Dalam sinergi tidak ada upaya formalisasi hukum Islam dan obsesi mendirikan Khilafah Islamiyah. Karena keduanya bisa mengancam keutuhan Negara Kesatuan Republik Indonesia (NKRI) yang terdiri dari banyak suku, agama, ras, dan antar golongan (SARA).
Motto Pancasila Binneka Tunggal Ika, unity in diversity, menjadi harga paten seluruh elemen bangsa Indonesia sejak kemerdekaan 17 Agustus 1945 dan harus dipertahankan sepanjang masa. Dalam Munas Lampung 1992 diputuskan salah satunya adalah menjadikan hukum Islam sebagai etika sosial, bukan hukum positif negara. Jadi nilai-nilai Islam terkulturalisasi secara alami tanpa intervensi negara.
Walaupun dalam konteks tertentu ada formalisasi yang menjadi kebutuhan utama umat Islam, misalnya dalam konteks pernikahan, perwakafan, dan zakat. Tentu saja dalam hal ini yang dipakai adalah hukum Islam yang berpijak pada realitas sosial aktual, sehingga formulasinya tidak hanya dari mazhab Syafi’i, tapi dari berbagai mazhab yang menuju ke arah realisasi kemaslahatan publik secara luas.
Pemikiran solutif datang dari Muhammad An-Naim, pemikir reformis terkenal dari Sudan yang lebih memilih berdomisili di Amerika Serikat. Menurutnya, justru Islam lebih hidup di negara sekuler, artinya, negara yang memberikan kebebasan kepada warganya untuk mengapresiasi praktek Islam apapun madzhabnya, tanpa mengaturnya dalam satu aliran tertentu.

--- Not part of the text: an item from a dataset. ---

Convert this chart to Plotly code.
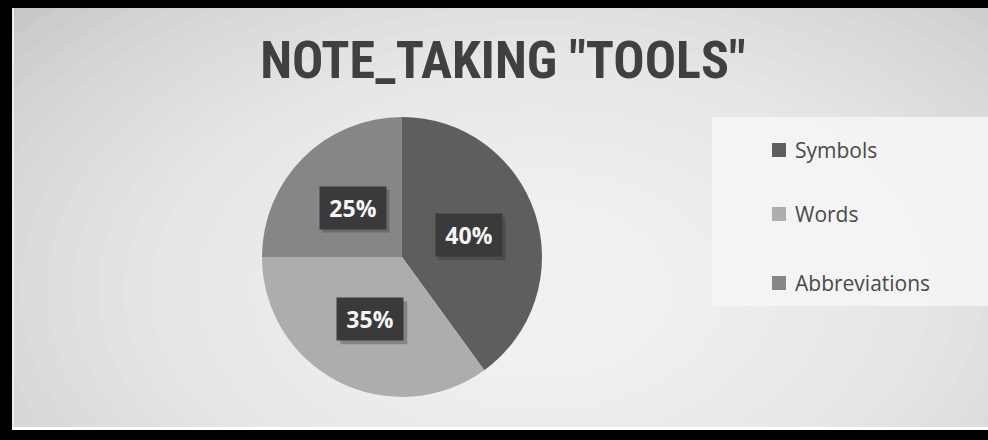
import math
import plotly.graph_objects as go

# Chart data
categories = ["Symbols", "Words", "Abbreviations"]
shares = [40, 35, 25]
slice_colors = ["#5e5e5e", "#adadad", "#868686"]
title_text = 'NOTE_TAKING "TOOLS"'

W, H = 988, 440


def px(x):
    return x / W


def py(y):
    return 1 - y / H


# Pie geometry (pixels)
CX, CY, R = 402, 257, 140

fig = go.Figure()
fig.add_trace(go.Pie(
    labels=categories,
    values=shares,
    marker=dict(colors=slice_colors, line=dict(width=0)),
    sort=False,
    direction="clockwise",
    rotation=0,
    textinfo="none",
    hoverinfo="label+percent",
    showlegend=False,
    domain=dict(x=[px(CX - R), px(CX + R)], y=[py(CY + R), py(CY - R)]),
))

shapes = []

# Radial grey-to-white background built from stacked translucent ellipses
GX, GY = 540, 290
steps = 24
for i in range(steps):
    f = 1 - i / steps
    rx = 80 + 620 * f
    ry = 60 + 360 * f
    shapes.append(dict(
        type="circle", xref="paper", yref="paper", layer="below",
        x0=px(GX - rx), x1=px(GX + rx), y0=py(GY + ry), y1=py(GY - ry),
        fillcolor="white", opacity=0.075, line=dict(width=0),
    ))

# Legend panel
shapes.append(dict(
    type="rect", xref="paper", yref="paper", layer="below",
    x0=px(712), x1=px(W), y0=py(306), y1=py(117),
    fillcolor="#f6f6f6", opacity=0.85, line=dict(width=0),
))

# Frame: black border on top, left and bottom with thin white inner edge
shapes += [
    dict(type="rect", xref="paper", yref="paper", x0=0, x1=1, y0=py(8), y1=1,
         fillcolor="black", line=dict(width=0)),
    dict(type="rect", xref="paper", yref="paper", x0=0, x1=px(12), y0=0, y1=1,
         fillcolor="black", line=dict(width=0)),
    dict(type="rect", xref="paper", yref="paper", x0=0, x1=1, y0=0, y1=py(430),
         fillcolor="black", line=dict(width=0)),
    dict(type="rect", xref="paper", yref="paper", x0=px(12), x1=1, y0=py(430), y1=py(427),
         fillcolor="white", line=dict(width=0)),
    dict(type="rect", xref="paper", yref="paper", x0=px(12), x1=px(14), y0=py(427), y1=py(8),
         fillcolor="#eeeeee", line=dict(width=0)),
]

annotations = []

# Percentage labels at half radius of each slice's mid-angle
BOX_W, BOX_H = 66, 42
total = sum(shares)
cum = 0
for val in shares:
    mid = (cum + val / 2) / total * 2 * math.pi
    cum += val
    lx = CX + 0.5 * R * math.sin(mid)
    ly = CY - 0.5 * R * math.cos(mid)
    pct = f"{round(val / total * 100)}%"
    # soft shadow behind the label box
    shapes.append(dict(
        type="rect", xref="paper", yref="paper",
        x0=px(lx - BOX_W / 2 + 3), x1=px(lx + BOX_W / 2 + 4),
        y0=py(ly + BOX_H / 2 + 4), y1=py(ly - BOX_H / 2 + 3),
        fillcolor="rgba(40,40,40,0.3)", line=dict(width=0),
    ))
    annotations.append(dict(
        x=px(lx), y=py(ly), xref="paper", yref="paper", showarrow=False,
        xanchor="center", yanchor="middle",
        text=f"<b>{pct}</b>", font=dict(family="Open Sans", size=23, color="#f6f6f6"),
        bgcolor="#3a3a3a", borderpad=0, width=BOX_W, height=BOX_H,
        align="center", valign="middle",
    ))

# Legend entries
legend_y = [150, 214, 283]
for name, col, ly in zip(categories, slice_colors, legend_y):
    shapes.append(dict(
        type="rect", xref="paper", yref="paper",
        x0=px(772), x1=px(786), y0=py(ly + 7), y1=py(ly - 7),
        fillcolor=col, line=dict(width=0),
    ))
    annotations.append(dict(
        x=px(793), y=py(ly), xref="paper", yref="paper", showarrow=False,
        xanchor="left", yanchor="middle", text=name,
        font=dict(family="Open Sans", size=21, color="#4a4a4a"),
    ))

fig.update_layout(
    width=W, height=H,
    margin=dict(l=0, r=0, t=0, b=0),
    paper_bgcolor="#c4c4c4",
    plot_bgcolor="rgba(0,0,0,0)",
    title=dict(
        text=f"<b>{title_text}</b>",
        x=px(503), xanchor="center", y=py(60), yanchor="middle", yref="paper",
        font=dict(family="Liberation Sans Narrow, Roboto Condensed, Open Sans", size=52, color="#404040"),
    ),
    shapes=shapes,
    annotations=annotations,
)

fig.write_html("out.html")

Jadi, dalam negara sekuler, Islam bisa berkembang dengan baik. Menurut KH. Abdurrahman Wahid, pendekatan yang ideal adalah substansi, artinya, maksud dan inti ajaran Islam seperti keadilan, kesetaraan, dan demokrasi bisa direalisir dengan baik, tanpa harus memakai jubah negara Islam yang eksklusif.
Dalam pendekatan substansi ini, transformasi bisa dilakukan secara gradual, intensif, dan sistematis dalam wilayah sosio-kultural yang strategis untuk mengangkat perekonomian, pendidikan, dan wawasan kebangsaan umat.
Dalam konteks Indonesia yang pluralistik, sangat tidak bijaksana kalau umat Islam memaksakan berdirinya negara Islam, karena justru akan menjadi sumber perpecahan bangsa. Negara Kesatuan Republik Indonesia (NKRI) adalah bentuk ideal dari kebinnekaan bangsa tercinta ini.